Since I’m on the “road” so to speak, with just my traveling shoes and a swim suit and without the benefits of wifi and internet, I’m going to have to let go of research and sources and write from the heart, from my own memory, from what I digested over all these years of the gods and their dominions.  Hecate is the least well known of the goddesses, a major part of some important myths, including the Demeter and Persephone myth that was the basis of the Elysian Mysteries, but secretive as would befit a goddess of night and magic and places where choices are made.  Some have called her the witch’s goddess, although she has always seemed to me too primal for such a narrow realm.  Hecate was never part of Zeus’ brother’s and sisters; she’s older, maybe a Titan, maybe older still, like Hesiod’s Eros, an original being, there at the beginnings of man’s creation.
No matter what her beginnings, Hecate definitely made choices and let them mark her.  There is nothing Janus-faced about her.

Several times in this beginning I’ve considered going back, although, to be honest, there may going somewhere else but there’s no real going back to what I was, to what I had.  These moments came, predictably, when the reality of all I didn’t know about sailing hit me and I wasn’t sure I could learn it all fast enough not to do something foolish and hurt myself or the boat or Bryan.  They also came at those points where Bryan and I are trying to find our way of being together.  There was the reality of anticipation and distance and this new reality of together that we both have to find our way of doing and being.  And a few times, I just found myself missing my daughter, my dogs, my friends, the predictability of that old life which I don’t have in this one, and probably never will.

Which brings me back to the Japanese proverb about the hard path of continuing with the beginning, seeing it through.  Sailing continues to startle me with its metaphorical applications to living and life.  You make your plans, prepare to the best of your ability, and maybe it will happen just that way.  Or maybe things will change some, the day of departure, the destination.  You must find a peace in not getting what you want, or what you think you want, but always getting exactly what you need.  We were going to go to San Salvador Island but because we needed to be guided out of the marina in Turtle Cove, we had to leave earlier than originally planned.  When we did the calculations of our average distance traveled, we realized we would find ourselves at San Salvador at 2 am, no time to head in to find an anchoring.  So we looked at the cruising guides and the charts and came up with a new destination, Cat Island, and plotted our course accordingly.  When we arrived, there was no place to anchor at our first destination, so we found a customs point of entry and went there and then, sailed to a different place to anchor, off of New Bight.  Originally we were going to stay in San Salvador Island just overnight, but we chose to spend a second day at Cat Island for a chance at better weather was we crossed to Spanish Wells.  All through this trip there have been changes – chosen spots replaced by new ones, timetables abandoned due to sickness or bad backs, what seemed our rhythm replaces by another and another -- and a dawning understanding that it all is perfect just as it is.  I was a plotter and a planner and part of the hard road of my continuing is letting these parts of me go, realizing they may not be intrinsic parts of me at all, or that perhaps at this stage of life, they just don’t serve me and so should be let go of, not always easy as those of you who are plotters and planners yourselves know. 

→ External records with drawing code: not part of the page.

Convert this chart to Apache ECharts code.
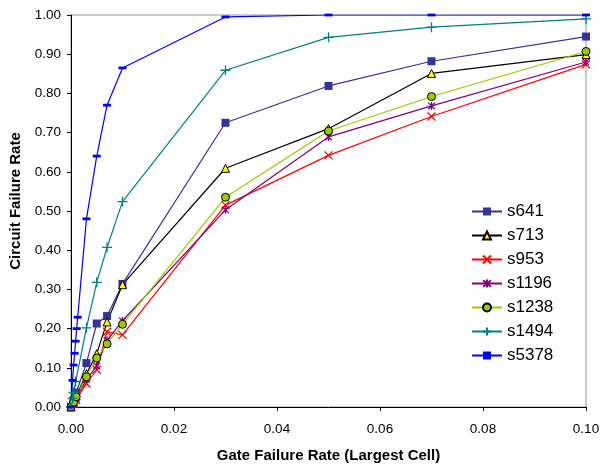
<!DOCTYPE html>
<html>
<head>
<meta charset="utf-8">
<script src="https://cdn.jsdelivr.net/npm/echarts@6/dist/echarts.min.js"></script>
<style>
  html, body { margin: 0; padding: 0; background: #fff; }
  #chart { width: 608px; height: 468px; }
</style>
</head>
<body>
<div id="chart"></div>
<script>
// gate failure rates (x), shared by every circuit; null = no point there
const xValues = [0, 0.0003, 0.0005, 0.0007, 0.0009, 0.001, 0.0011, 0.0013, 0.003, 0.005, 0.007, 0.01, 0.03, 0.05, 0.07, 0.1];

const s641  = [0, null, 0.018, null, null, 0.037, null, null, 0.112, 0.213, 0.232, 0.314, 0.725, 0.819, 0.882, 0.945];
const s713  = [0, null, 0.012, null, null, 0.028, null, null, 0.085, 0.136, 0.217, 0.312, 0.609, 0.710, 0.851, 0.899];
const s953  = [0, null, 0.008, null, null, 0.018, null, null, 0.060, 0.095, 0.192, 0.184, 0.515, 0.642, 0.741, 0.874];
const s1196 = [0, null, 0.010, null, null, 0.022, null, null, 0.070, 0.105, 0.170, 0.220, 0.503, 0.689, 0.768, 0.880];
const s1238 = [0, null, 0.012, null, null, 0.026, null, null, 0.077, 0.125, 0.161, 0.211, 0.535, 0.704, 0.792, 0.907];
const s1494 = [0, 0.022, 0.037, null, 0.065, null, null, null, 0.202, 0.318, 0.407, 0.524, 0.859, 0.943, 0.969, 0.990];
const s5378 = [0, 0.068, 0.107, 0.137, 0.168, null, 0.200, 0.229, 0.480, 0.640, 0.770, 0.865, 0.995, 1.000, 1.000, 1.000];

const seriesNames = ['s641', 's713', 's953', 's1196', 's1238', 's1494', 's5378'];
const seriesValues = [s641, s713, s953, s1196, s1238, s1494, s5378];

const FONT = 'Liberation Sans, Arial, sans-serif';

// marker look per circuit (Excel-ish)
const looks = [
  { line: '#333399', symbol: 'rect', size: 8, fill: '#333399', border: '#333399', bw: 0 },
  { line: '#000000', symbol: 'triangle', size: 8, fill: '#FFFF00', border: '#000000', bw: 1 },
  { line: '#FF0000', symbol: 'path://M0,0L10,10M10,0L0,10', size: 8, fill: 'none', border: '#FF0000', bw: 1.3 },
  { line: '#800080', symbol: 'path://M0,0L10,10M10,0L0,10M5,-1L5,11', size: 8, fill: 'none', border: '#800080', bw: 1.3 },
  { line: '#99CC00', symbol: 'circle', size: 8, fill: '#99CC00', border: '#000000', bw: 1 },
  { line: '#008080', symbol: 'path://M5,0L5,10M0,5L10,5', size: 10, fill: 'none', border: '#008080', bw: 1.3 },
  { line: '#0000FF', symbol: 'path://M0,0H10V3.5H0Z', size: 8, fill: '#0000FF', border: '#0000FF', bw: 0 }
];

function pairs(ys) {
  let out = [];
  for (let i = 0; i < xValues.length; i++) {
    if (ys[i] !== null) out.push([xValues[i], ys[i]]);
  }
  return out;
}

const chart = echarts.init(document.getElementById('chart'));

chart.setOption({
  animation: false,
  backgroundColor: '#fff',
  textStyle: { fontFamily: FONT },
  grid: { left: 71, right: 22, top: 15, bottom: 57, show: true, borderColor: '#999', borderWidth: 1 },
  legend: {
    orient: 'vertical',
    left: 466,
    top: 198,
    itemWidth: 30,
    itemHeight: 10,
    itemGap: 7,
    data: seriesNames,
    textStyle: { fontFamily: FONT, fontSize: 17, lineHeight: 17, color: '#000' }
  },
  xAxis: {
    type: 'value',
    min: 0,
    max: 0.1,
    interval: 0.02,
    name: 'Gate Failure Rate (Largest Cell)',
    nameLocation: 'middle',
    nameGap: 41,
    nameTextStyle: { fontFamily: FONT, fontSize: 15, fontWeight: 'bold', color: '#000' },
    axisLine: { lineStyle: { color: '#000', width: 1 } },
    axisTick: { show: true, inside: false, length: 4, lineStyle: { color: '#000' } },
    axisLabel: { margin: 15, fontSize: 13.5, color: '#000', formatter: v => v.toFixed(2) },
    splitLine: { show: false }
  },
  yAxis: {
    type: 'value',
    min: 0,
    max: 1,
    interval: 0.1,
    name: 'Circuit Failure Rate',
    nameLocation: 'middle',
    nameGap: 42,
    nameTextStyle: { fontFamily: FONT, fontSize: 15, fontWeight: 'bold', color: '#000', padding: [0, 0, 0, 20] },
    axisLine: { show: true, lineStyle: { color: '#000', width: 1 } },
    axisTick: { show: true, inside: false, length: 4, lineStyle: { color: '#000' } },
    axisLabel: { margin: 10, fontSize: 13.5, color: '#000', formatter: v => v.toFixed(2) },
    splitLine: { show: false }
  },
  series: seriesNames.map((name, i) => ({
    name: name,
    type: 'line',
    data: pairs(seriesValues[i]),
    symbol: looks[i].symbol,
    symbolSize: looks[i].size,
    symbolKeepAspect: true,
    showAllSymbol: true,
    lineStyle: { color: looks[i].line, width: 1.2 },
    itemStyle: { color: looks[i].fill, borderColor: looks[i].border, borderWidth: looks[i].bw },
    emphasis: { disabled: true }
  }))
});
</script>
</body>
</html>
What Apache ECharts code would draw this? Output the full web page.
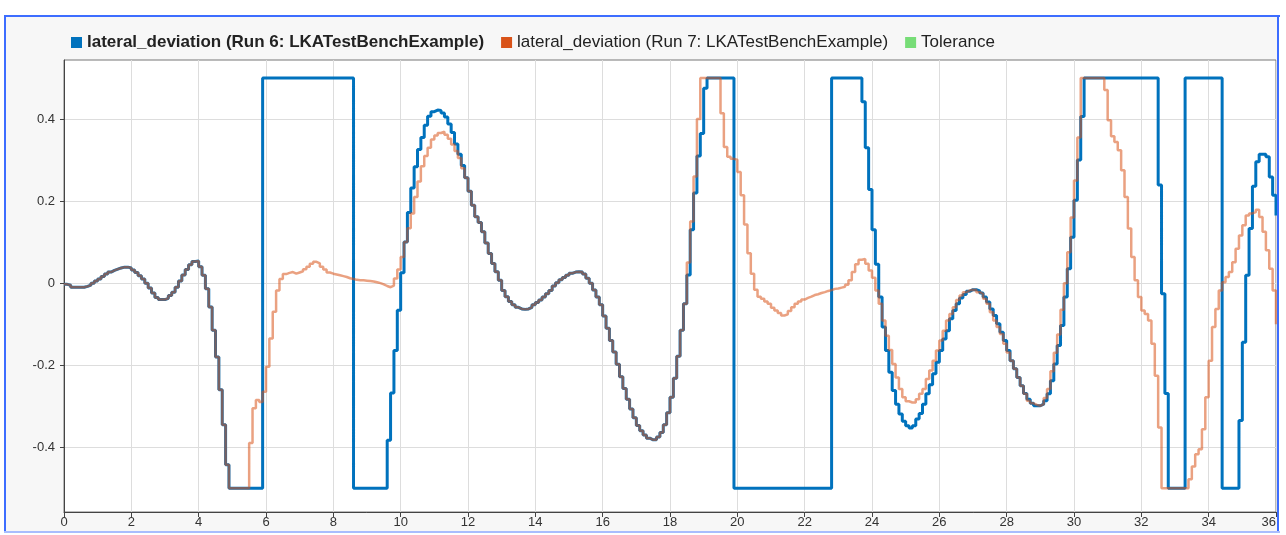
<!DOCTYPE html>
<html>
<head>
<meta charset="utf-8">
<script src="https://cdn.jsdelivr.net/npm/echarts@6/dist/echarts.min.js"></script>
<style>
  html, body { margin: 0; padding: 0; background: #ffffff; }
  #bg { position: absolute; left: 5px; top: 16px; width: 1274px; height: 517px; background: #f7f7f7; }
  #chart { position: absolute; left: 0; top: 0; width: 1286px; height: 535px; }
</style>
</head>
<body>
<div id="bg"></div>
<div id="chart"></div>
<script>
// Sample period of the logged signals (seconds)
const sampleStep = 0.1;

const seriesNames = [
  'lateral_deviation (Run 6: LKATestBenchExample)',
  'lateral_deviation (Run 7: LKATestBenchExample)',
  'Tolerance'
];

// Run 6 lateral deviation, one row per second (t = k.0 ... k.9)
const run6Values = [
  -0.003, -0.005, -0.01, -0.01, -0.01, -0.01, -0.008, -0.005, 0.0, 0.005,
  0.01, 0.016, 0.022, 0.027, 0.031, 0.034, 0.037, 0.039, 0.039, 0.037,
  0.032, 0.026, 0.018, 0.01, 0.0, -0.012, -0.024, -0.035, -0.04, -0.04,
  -0.037, -0.03, -0.022, -0.01, 0.005, 0.02, 0.033, 0.045, 0.053, 0.054,
  0.04, 0.019, -0.014, -0.058, -0.115, -0.18, -0.26, -0.345, -0.443, -0.5,
  -0.5, -0.5, -0.5, -0.5, -0.5, -0.5, -0.5, -0.5, -0.5, 0.5,
  0.5, 0.5, 0.5, 0.5, 0.5, 0.5, 0.5, 0.5, 0.5, 0.5,
  0.5, 0.5, 0.5, 0.5, 0.5, 0.5, 0.5, 0.5, 0.5, 0.5,
  0.5, 0.5, 0.5, 0.5, 0.5, 0.5, -0.5, -0.5, -0.5, -0.5,
  -0.5, -0.5, -0.5, -0.5, -0.5, -0.5, -0.383, -0.268, -0.164, -0.066,
  0.025, 0.1, 0.172, 0.232, 0.284, 0.326, 0.355, 0.385, 0.407, 0.418,
  0.422, 0.421, 0.415, 0.405, 0.388, 0.367, 0.339, 0.314, 0.287, 0.257,
  0.224, 0.19, 0.162, 0.148, 0.125, 0.098, 0.072, 0.048, 0.028, 0.007,
  -0.018, -0.033, -0.045, -0.053, -0.059, -0.063, -0.064, -0.063, -0.059, -0.053,
  -0.047, -0.041, -0.034, -0.026, -0.018, -0.007, 0.001, 0.008, 0.014, 0.019,
  0.024, 0.027, 0.028, 0.027, 0.022, 0.012, 0.0, -0.017, -0.034, -0.053,
  -0.08, -0.11, -0.14, -0.168, -0.198, -0.228, -0.257, -0.283, -0.307, -0.328,
  -0.347, -0.36, -0.37, -0.378, -0.382, -0.382, -0.375, -0.364, -0.345, -0.316,
  -0.278, -0.232, -0.178, -0.115, -0.05, 0.02, 0.13, 0.22, 0.31, 0.365,
  0.475, 0.5, 0.5, 0.5, 0.5, 0.5, 0.5, 0.5, 0.5, -0.5,
  -0.5, -0.5, -0.5, -0.5, -0.5, -0.5, -0.5, -0.5, -0.5, -0.5,
  -0.5, -0.5, -0.5, -0.5, -0.5, -0.5, -0.5, -0.5, -0.5, -0.5,
  -0.5, -0.5, -0.5, -0.5, -0.5, -0.5, -0.5, -0.5, 0.5, 0.5,
  0.5, 0.5, 0.5, 0.5, 0.5, 0.5, 0.5, 0.442, 0.33, 0.228,
  0.13, 0.046, -0.034, -0.107, -0.164, -0.217, -0.262, -0.295, -0.319, -0.337,
  -0.348, -0.353, -0.348, -0.331, -0.318, -0.295, -0.27, -0.248, -0.221, -0.193,
  -0.164, -0.136, -0.116, -0.087, -0.067, -0.05, -0.036, -0.028, -0.02, -0.016,
  -0.016, -0.019, -0.024, -0.034, -0.046, -0.063, -0.079, -0.099, -0.12, -0.14,
  -0.164, -0.189, -0.209, -0.23, -0.25, -0.269, -0.283, -0.293, -0.299, -0.299,
  -0.295, -0.287, -0.27, -0.238, -0.197, -0.152, -0.103, -0.034, 0.035, 0.112,
  0.202, 0.3, 0.406, 0.5, 0.5, 0.5, 0.5, 0.5, 0.5, 0.5,
  0.5, 0.5, 0.5, 0.5, 0.5, 0.5, 0.5, 0.5, 0.5, 0.5,
  0.5, 0.5, 0.5, 0.5, 0.5, 0.239, -0.026, -0.269, -0.5, -0.5,
  -0.5, -0.5, -0.5, 0.5, 0.5, 0.5, 0.5, 0.5, 0.5, 0.5,
  0.5, 0.5, 0.5, 0.5, -0.5, -0.5, -0.5, -0.5, -0.5, -0.335,
  -0.144, 0.019, 0.133, 0.236, 0.296, 0.314, 0.314, 0.308, 0.259, 0.214,
  0.165
];

// Run 7 lateral deviation, one row per second (t = k.0 ... k.9)
const run7Values = [
  -0.003, -0.005, -0.01, -0.01, -0.01, -0.01, -0.008, -0.005, 0.0, 0.005,
  0.01, 0.016, 0.022, 0.027, 0.031, 0.034, 0.037, 0.039, 0.039, 0.037,
  0.032, 0.026, 0.018, 0.01, 0.0, -0.012, -0.024, -0.035, -0.04, -0.04,
  -0.037, -0.03, -0.022, -0.01, 0.005, 0.02, 0.033, 0.045, 0.053, 0.054,
  0.04, 0.019, -0.014, -0.058, -0.115, -0.18, -0.26, -0.345, -0.443, -0.5,
  -0.5, -0.5, -0.5, -0.5, -0.5, -0.39, -0.305, -0.285, -0.29, -0.265,
  -0.204, -0.135, -0.07, -0.018, 0.01, 0.022, 0.025, 0.027, 0.023, 0.026,
  0.029, 0.034, 0.04, 0.047, 0.052, 0.048, 0.04, 0.033, 0.026, 0.023,
  0.021, 0.019, 0.017, 0.015, 0.012, 0.01, 0.008, 0.007, 0.007, 0.006,
  0.005, 0.004, 0.002, 0.0, -0.003, -0.007, -0.01, -0.006, 0.011, 0.033,
  0.064, 0.1, 0.134, 0.17, 0.21, 0.248, 0.285, 0.31, 0.33, 0.35,
  0.36, 0.366, 0.369, 0.362, 0.352, 0.338, 0.322, 0.305, 0.28, 0.257,
  0.224, 0.19, 0.162, 0.148, 0.125, 0.098, 0.072, 0.048, 0.028, 0.007,
  -0.018, -0.033, -0.045, -0.053, -0.059, -0.063, -0.064, -0.063, -0.059, -0.053,
  -0.047, -0.041, -0.034, -0.026, -0.018, -0.007, 0.001, 0.008, 0.014, 0.019,
  0.024, 0.027, 0.028, 0.027, 0.022, 0.012, 0.0, -0.017, -0.034, -0.053,
  -0.08, -0.11, -0.14, -0.168, -0.198, -0.228, -0.257, -0.283, -0.307, -0.328,
  -0.347, -0.36, -0.37, -0.378, -0.382, -0.382, -0.375, -0.364, -0.345, -0.316,
  -0.278, -0.232, -0.178, -0.115, -0.05, 0.05, 0.15, 0.26, 0.4, 0.5,
  0.5, 0.5, 0.5, 0.5, 0.5, 0.414, 0.332, 0.308, 0.303, 0.301,
  0.271, 0.214, 0.143, 0.073, 0.023, -0.016, -0.033, -0.038, -0.045, -0.05,
  -0.06, -0.067, -0.073, -0.079, -0.076, -0.068, -0.059, -0.05, -0.045, -0.04,
  -0.036, -0.033, -0.029, -0.027, -0.024, -0.022, -0.019, -0.017, -0.014, -0.013,
  -0.011, -0.009, -0.004, 0.007, 0.027, 0.046, 0.057, 0.059, 0.047, 0.031,
  0.013, -0.018, -0.05, -0.091, -0.128, -0.163, -0.197, -0.23, -0.258, -0.278,
  -0.288, -0.291, -0.291, -0.283, -0.27, -0.258, -0.234, -0.213, -0.189, -0.164,
  -0.14, -0.116, -0.091, -0.075, -0.059, -0.041, -0.03, -0.022, -0.018, -0.016,
  -0.017, -0.022, -0.026, -0.038, -0.05, -0.071, -0.091, -0.107, -0.124, -0.148,
  -0.169, -0.189, -0.209, -0.23, -0.25, -0.27, -0.287, -0.293, -0.297, -0.299,
  -0.295, -0.28, -0.258, -0.215, -0.17, -0.125, -0.065, 0.0, 0.075, 0.16,
  0.25, 0.355, 0.5, 0.5, 0.5, 0.5, 0.5, 0.5, 0.5, 0.471,
  0.397, 0.358, 0.344, 0.324, 0.275, 0.21, 0.133, 0.064, 0.007, -0.034,
  -0.067, -0.075, -0.091, -0.148, -0.226, -0.352, -0.5, -0.5, -0.5, -0.5,
  -0.5, -0.5, -0.5, -0.5, -0.478, -0.447, -0.417, -0.405, -0.356, -0.278,
  -0.189, -0.107, -0.063, -0.018, 0.002, 0.015, 0.027, 0.051, 0.084, 0.116,
  0.141, 0.165, 0.17, 0.173, 0.179, 0.161, 0.125, 0.08, 0.035, -0.018,
  -0.1
];

const xTicks = [0, 2, 4, 6, 8, 10, 12, 14, 16, 18, 20, 22, 24, 26, 28, 30, 32, 34, 36];
const yTicks = [-0.4, -0.2, 0, 0.2, 0.4];

const toPairs = vals => vals.map((v, i) => [Math.round(i * sampleStep * 10) / 10, v]);

const FONT = '"Liberation Sans", Arial, sans-serif';
const chart = echarts.init(document.getElementById('chart'), null, { renderer: 'canvas' });

chart.setOption({
  animation: false,
  backgroundColor: 'transparent',
  textStyle: { fontFamily: FONT },
  legend: {
    left: 66,
    top: 29,
    icon: 'rect',
    itemWidth: 11,
    itemHeight: 11,
    itemGap: 17,
    textStyle: { fontSize: 17, color: '#222', fontFamily: FONT },
    data: [
      { name: seriesNames[0], textStyle: { fontWeight: 'bold' } },
      { name: seriesNames[1] },
      { name: seriesNames[2] }
    ]
  },
  grid: {
    left: 64, right: 10, top: 60, bottom: 23,
    show: true, backgroundColor: '#ffffff', borderColor: '#777', borderWidth: 1
  },
  xAxis: {
    type: 'value', min: xTicks[0], max: xTicks[xTicks.length - 1], interval: 2,
    axisLine: { show: true, onZero: false, lineStyle: { color: '#444', width: 1 } },
    axisTick: { show: true, length: 5, lineStyle: { color: '#444' } },
    axisLabel: { fontSize: 13, color: '#333', margin: 4, fontFamily: FONT, alignMaxLabel: 'right' },
    splitLine: { show: true, lineStyle: { color: '#dddddd', width: 1 } }
  },
  yAxis: {
    type: 'value', min: -0.558, max: 0.544,
    axisLine: { show: true, onZero: false, lineStyle: { color: '#444', width: 1 } },
    axisTick: { show: true, length: 4, lineStyle: { color: '#444' }, customValues: yTicks },
    axisLabel: { fontSize: 13, color: '#333', margin: 9, fontFamily: FONT, customValues: yTicks },
    splitLine: { show: true, lineStyle: { color: '#dddddd', width: 1 } }
  },
  series: [
    {
      name: seriesNames[0], type: 'line', step: 'end', showSymbol: false,
      data: toPairs(run6Values),
      itemStyle: { color: '#0072BD' },
      lineStyle: { color: '#0072BD', width: 3 }
    },
    {
      name: seriesNames[1], type: 'line', step: 'end', showSymbol: false,
      data: toPairs(run7Values),
      itemStyle: { color: '#D95319' },
      lineStyle: { color: 'rgba(217,83,25,0.55)', width: 2.5 }
    },
    {
      name: seriesNames[2], type: 'line', showSymbol: false, data: [],
      itemStyle: { color: '#77DD77' }, lineStyle: { color: '#77DD77' }
    }
  ],
  graphic: [
    { type: 'rect', z: 100, silent: true, shape: { x: 1280, y: 0, width: 6, height: 535 }, style: { fill: '#ffffff' } },
    { type: 'rect', z: 101, silent: true, shape: { x: 4, y: 15, width: 2, height: 518 }, style: { fill: '#3d6dff' } },
    { type: 'rect', z: 101, silent: true, shape: { x: 4, y: 15, width: 1276, height: 2 }, style: { fill: '#3d6dff' } },
    { type: 'rect', z: 101, silent: true, shape: { x: 1277, y: 15, width: 2, height: 518 }, style: { fill: '#3d6dff' } },
    { type: 'rect', z: 101, silent: true, shape: { x: 4, y: 531, width: 1276, height: 2 }, style: { fill: '#a9bdfd' } }
  ]
});
</script>
</body>
</html>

So this is where I am in my Odyssey, continuing.  Before I started, I knew this trip would alter me in many ways.  I have chosen at last to be a traveler and not a tourist in my life, to let the journey and the places mold me, to become what life want me to become as opposed to what I think I am or what others want me to be.  And I don’t know where it’s going to lead which is why under the light of full moon, I offered up prayers to the goddess of the crossroads, not for a set conclusion, not even for safe travels, but for a good journey, for my journey, to become what I am meant to become.

As for the rest, we’ll see/sea, which is my new mantra these days.